The first half of the movie was grim and gray and somewhat tedious. Mr. Howller did not mind. That
was, after all, realism. Those times had been grim and gray. Moreover, behind the tediousness was
the promise of something vast and horrifying. The creeping pace and the measured ritualistic
movements of the actors gave intimations of the workings of the gods. Unhurriedly, but with utmost
confidence, the gods were directing events toward the climax.
Mr. Howler had felt that at the age of fifteen, and he felt it now while watching the show on TV
at the age of fifty-five. Of course, when he first saw it in 1933, he had known what was coming.
Hadn't he lived through some of the events only two years before that?
The old freighter, the Wanderer, was nosing blindly through the fog toward the surf like roar of
the natives' drums. And then: the commercial. Mr. Howller rose and stepped into the hall and
called down the steps loudly enough for Jill to hear him on the front porch. He thought,
commercials could be a blessing. They give us time to get into the bathroom or the kitchen, or
time to light up a cigarette and decide about continuing to watch this show or go on to that show.
And why couldn't real life have its commercials?
Wouldn't it be something to be grateful for if reality stopped in midcourse while the Big Salesman
made His pitch?
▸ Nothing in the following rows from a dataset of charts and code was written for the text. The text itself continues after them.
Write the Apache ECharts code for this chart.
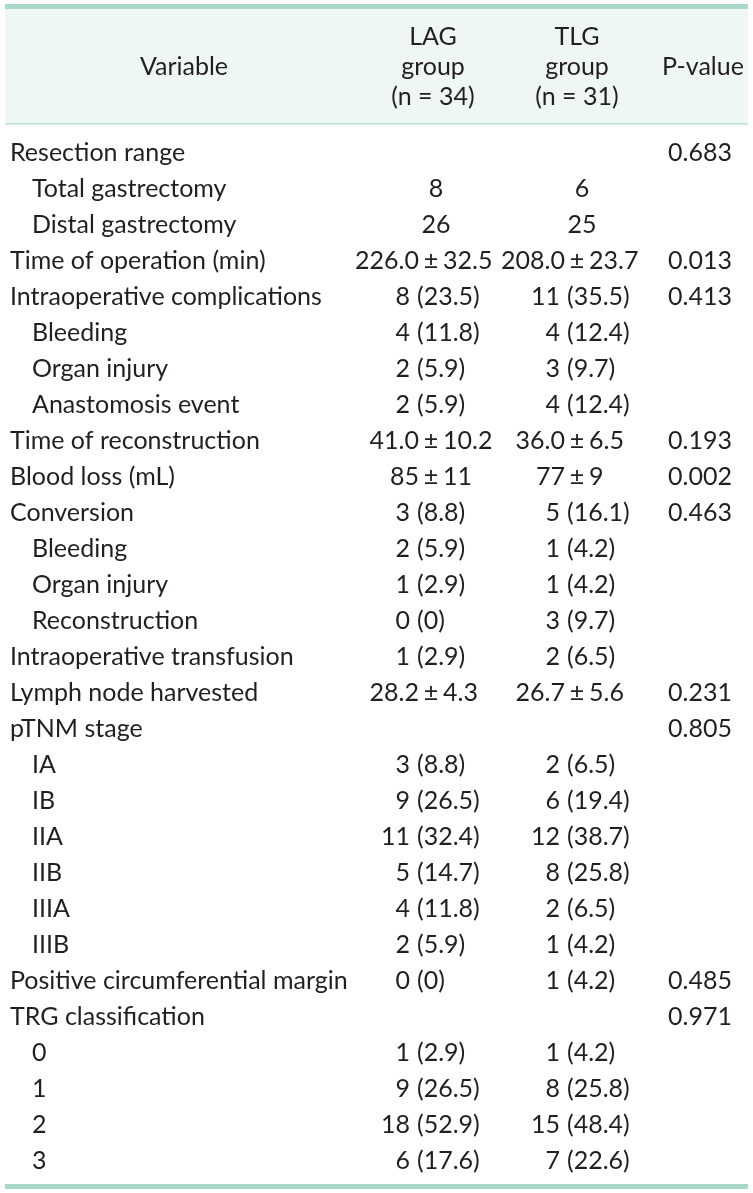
<!DOCTYPE html>
<html><head><meta charset="utf-8">
<script src="https://cdn.jsdelivr.net/npm/echarts@6/dist/echarts.min.js"></script>
<style>html,body{margin:0;padding:0;background:#fff}#c{width:753px;height:1193px}</style>
</head><body><div id="c"></div>
<script>
// ---- data ----
const headerLabels = ["Variable", "LAG\ngroup\n(n = 34)", "TLG\ngroup\n(n = 31)", "P-value"];
const variables = ["Resection range","Total gastrectomy","Distal gastrectomy","Time of operation (min)","Intraoperative complications","Bleeding","Organ injury","Anastomosis event","Time of reconstruction","Blood loss (mL)","Conversion","Bleeding","Organ injury","Reconstruction","Intraoperative transfusion","Lymph node harvested","pTNM stage","IA","IB","IIA","IIB","IIIA","IIIB","Positive circumferential margin","TRG classification","0","1","2","3"];
const levels = [0,1,1,0,0,1,1,1,0,0,0,1,1,1,0,0,0,1,1,1,1,1,1,0,0,1,1,1,1];
const lagValues = ["","8","26","226.0 ± 32.5","8 (23.5)","4 (11.8)","2 (5.9)","2 (5.9)","41.0 ± 10.2","85 ± 11","3 (8.8)","2 (5.9)","1 (2.9)","0 (0)","1 (2.9)","28.2 ± 4.3","","3 (8.8)","9 (26.5)","11 (32.4)","5 (14.7)","4 (11.8)","2 (5.9)","0 (0)","","1 (2.9)","9 (26.5)","18 (52.9)","6 (17.6)"];
const tlgValues = ["","6","25","208.0 ± 23.7","11 (35.5)","4 (12.4)","3 (9.7)","4 (12.4)","36.0 ± 6.5","77 ± 9","5 (16.1)","1 (4.2)","1 (4.2)","3 (9.7)","2 (6.5)","26.7 ± 5.6","","2 (6.5)","6 (19.4)","12 (38.7)","8 (25.8)","2 (6.5)","1 (4.2)","1 (4.2)","","1 (4.2)","8 (25.8)","15 (48.4)","7 (22.6)"];
const pValues = ["0.683","","","0.013","0.413","","","","0.193","0.002","0.463","","","","","0.231","0.805","","","","","","","0.485","0.971","","","",""];

// ---- layout ----
const FONT = 'Lato';
const FS = 25;
const INK = '#231f20';
const TEAL = '#a9d9c8';
const COLS = {
  varLeft: 10, varIndent: 32,
  lag: {paren: 417, pm: 431, plain: 436},
  tlg: {paren: 567, pm: 577, plain: 582},
  p: 700
};

function t(x, y, text, align) {
  return {type: 'text', style: {text, x, y, fill: INK, fontSize: FS, fontFamily: FONT, align, verticalAlign: 'middle'}};
}
function cell(out, s, a, y) {
  if (!s) return;
  if (s.indexOf(' (') > 0) {
    const k = s.indexOf(' (');
    out.push(t(a.paren - 7, y, s.slice(0, k), 'right'));
    out.push(t(a.paren, y, s.slice(k + 1), 'left'));
  } else if (s.indexOf(' ± ') > 0) {
    const parts = s.split(' ± ');
    out.push(t(a.pm - 12, y, parts[0], 'right'));
    out.push(t(a.pm, y, '±', 'center'));
    out.push(t(a.pm + 12, y, parts[1], 'left'));
  } else {
    out.push(t(a.plain, y, s, 'center'));
  }
}

const chart = echarts.init(document.getElementById('c'), null, {renderer: 'canvas'});
chart.setOption({
  animation: false,
  backgroundColor: '#ffffff',
  grid: {left: 0, right: 0, top: 135, bottom: 14},
  xAxis: {type: 'value', min: 0, max: 753, show: false},
  yAxis: {type: 'category', data: variables, inverse: true, show: false},
  graphic: [
    {type: 'rect', shape: {x: 5, y: 9, width: 743, height: 114}, style: {fill: '#eef7f3'}, silent: true},
    {type: 'rect', shape: {x: 5, y: 4, width: 743, height: 5}, style: {fill: TEAL}, silent: true},
    {type: 'rect', shape: {x: 5, y: 123, width: 743, height: 1.5}, style: {fill: '#b9e0d2'}, silent: true},
    {type: 'rect', shape: {x: 5, y: 1184, width: 743, height: 5}, style: {fill: TEAL}, silent: true},
    {type: 'text', style: {text: headerLabels[0], x: 184, y: 67, fill: INK, fontSize: FS, fontFamily: FONT, align: 'center', verticalAlign: 'middle'}},
    {type: 'text', style: {text: headerLabels[1], x: 433, y: 67, fill: INK, fontSize: FS, fontFamily: FONT, align: 'center', verticalAlign: 'middle', lineHeight: 30}},
    {type: 'text', style: {text: headerLabels[2], x: 577, y: 67, fill: INK, fontSize: FS, fontFamily: FONT, align: 'center', verticalAlign: 'middle', lineHeight: 30}},
    {type: 'text', style: {text: headerLabels[3], x: 703, y: 67, fill: INK, fontSize: FS, fontFamily: FONT, align: 'center', verticalAlign: 'middle'}}
  ],
  series: [{
    type: 'custom',
    data: variables.map((v, i) => [0, i]),
    encode: {x: 0, y: 1},
    renderItem: function (params, api) {
      const i = params.dataIndex;
      const y = api.coord([0, i])[1];
      const X = v => api.coord([v, i])[0];
      const out = [];
      out.push(t(X(levels[i] ? COLS.varIndent : COLS.varLeft), y, variables[i], 'left'));
      cell(out, lagValues[i], {paren: X(COLS.lag.paren), pm: X(COLS.lag.pm), plain: X(COLS.lag.plain)}, y);
      cell(out, tlgValues[i], {paren: X(COLS.tlg.paren), pm: X(COLS.tlg.pm), plain: X(COLS.tlg.plain)}, y);
      if (pValues[i]) out.push(t(X(COLS.p), y, pValues[i], 'center'));
      return {type: 'group', children: out};
    }
  }]
});
</script>
</body></html>
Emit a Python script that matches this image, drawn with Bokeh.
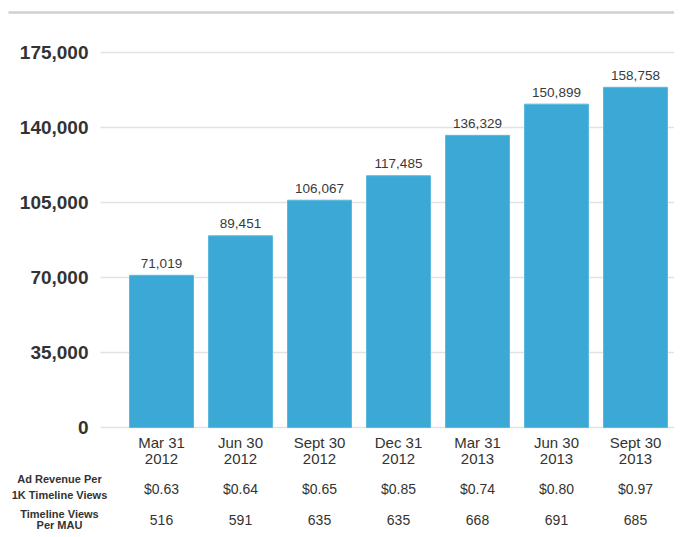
from bokeh.plotting import figure
from bokeh.models import Range1d, ColumnDataSource
from bokeh.core.properties import value
from bokeh.embed import file_html
from bokeh.resources import INLINE

# ---- data ----
categories = ["Mar 31\n2012", "Jun 30\n2012", "Sept 30\n2012", "Dec 31\n2012",
              "Mar 31\n2013", "Jun 30\n2013", "Sept 30\n2013"]
timeline_views = [71019, 89451, 106067, 117485, 136329, 150899, 158758]
ad_revenue_per_1k = ["$0.63", "$0.64", "$0.65", "$0.85", "$0.74", "$0.80", "$0.97"]
views_per_mau = [516, 591, 635, 635, 668, 691, 685]
y_ticks = [0, 35000, 70000, 105000, 140000, 175000]
row_labels = [["Ad Revenue Per", "1K Timeline Views"], ["Timeline Views", "Per MAU"]]

# ---- geometry (picture pixels -> data) ----
W, H = 674, 529
ORIGIN = 0
bar_c0, bar_step = 161, 79          # picture x of first bar centre, spacing
y_top_px, y_zero_px = 52, 427       # picture y of 175,000 and 0
ky = 175000 / (y_zero_px - y_top_px)
ymax = 175000 + (y_top_px - ORIGIN) * ky
ymin = ymax - H * ky
xmin = -(bar_c0 - ORIGIN) / bar_step
xmax = xmin + W / bar_step

def py(pic_y):
    return ymax - (pic_y - ORIGIN) * ky

def px(pic_x):
    return (pic_x - bar_c0) / bar_step

FONT = value("Liberation Sans")
TXT = "#333333"

p = figure(width=W, height=H, output_backend="svg", toolbar_location=None,
           x_range=Range1d(xmin, xmax), y_range=Range1d(ymin, ymax),
           min_border=0, outline_line_color=None)
p.axis.visible = False
p.grid.visible = False
p.background_fill_color = "white"

xs = list(range(len(categories)))

# top separator line
p.segment(x0=[px(8)], x1=[xmax], y0=[py(12)], y1=[py(12)],
          line_color="#d0d0d0", line_width=2.5)

# gridlines
p.segment(x0=[px(100)] * len(y_ticks), x1=[xmax] * len(y_ticks), y0=y_ticks, y1=y_ticks,
          line_color="#e2e2e2", line_width=1.5)

# y tick labels
p.text(x=[px(88)] * len(y_ticks), y=y_ticks, text=[f"{t:,}" for t in y_ticks],
       text_font=FONT, text_font_size="19px", text_font_style="bold",
       text_color=TXT, text_align="right", text_baseline="middle")

# bars
src = ColumnDataSource(dict(x=xs, top=timeline_views,
                            lab=[f"{v:,}" for v in timeline_views],
                            laby=[v + 12 * ky for v in timeline_views]))
p.vbar(x="x", top="top", bottom=0, width=64 / bar_step, source=src,
       fill_color="#3ca8d5", line_color="#5bb8de", line_width=1)

# value labels
p.text(x="x", y="laby", text="lab", source=src, text_font=FONT, text_font_size="13.5px",
       text_color="#3a3a3a", text_align="center", text_baseline="middle")

# category labels
line1 = [c.split("\n")[0] for c in categories]
line2 = [c.split("\n")[1] for c in categories]
p.text(x=xs, y=[py(442)] * len(xs), text=line1, text_font=FONT, text_font_size="15px",
       text_color=TXT, text_align="center", text_baseline="middle")
p.text(x=xs, y=[py(458)] * len(xs), text=line2, text_font=FONT, text_font_size="15px",
       text_color=TXT, text_align="center", text_baseline="middle")

# table rows
p.text(x=xs, y=[py(488)] * len(xs), text=ad_revenue_per_1k, text_font=FONT,
       text_font_size="14px", text_color=TXT, text_align="center", text_baseline="middle")
p.text(x=xs, y=[py(519)] * len(xs), text=[str(v) for v in views_per_mau], text_font=FONT,
       text_font_size="14px", text_color=TXT, text_align="center", text_baseline="middle")

row_y = [[478, 494], [513, 524]]
for labs, ys in zip(row_labels, row_y):
    p.text(x=[px(59)] * 2, y=[py(v) for v in ys], text=labs, text_font=FONT,
           text_font_size="11px", text_font_style="bold", text_color=TXT,
           text_align="center", text_baseline="middle")

open("out.html", "w").write(file_html(p, INLINE))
The car about to smash into you, the bullet on its way to your brain, the
first cancer cell about to break loose, the boss reaching for the phone to call you in so he can
fire you, the spermatozoon about to be launched toward the ovum, the final insult about to be
hurled at the once, and perhaps still, beloved, the final drink of alcohol which would rupture the
abused blood vessel, the decision which would lead to the light that would surely fail?
If only you could step out while the commercial interrupted these, think about it, talk about it,
and then, returning to the set, switch it to another channel.
But that one is having technical difficulties, and the one after that is a talk show whose guest
is the archangel Gabriel himself and after some urging by the host he agrees to blow his trumpet,
and...
Jill entered, sat down, and began to munch the cookies and drink the lemonade he had prepared for
her. Jill was six and a half years old and beautiful, but then what granddaughter wasn't
beautiful? Jill was also unhappy because she had just quarreled with her best friend, Amy, who had
stalked off with threats never to see Jill again. Mr. Howller reminded her that this had happened
before and that Amy always came back the next day, if not sooner. To take her mind off of Amy, Mr.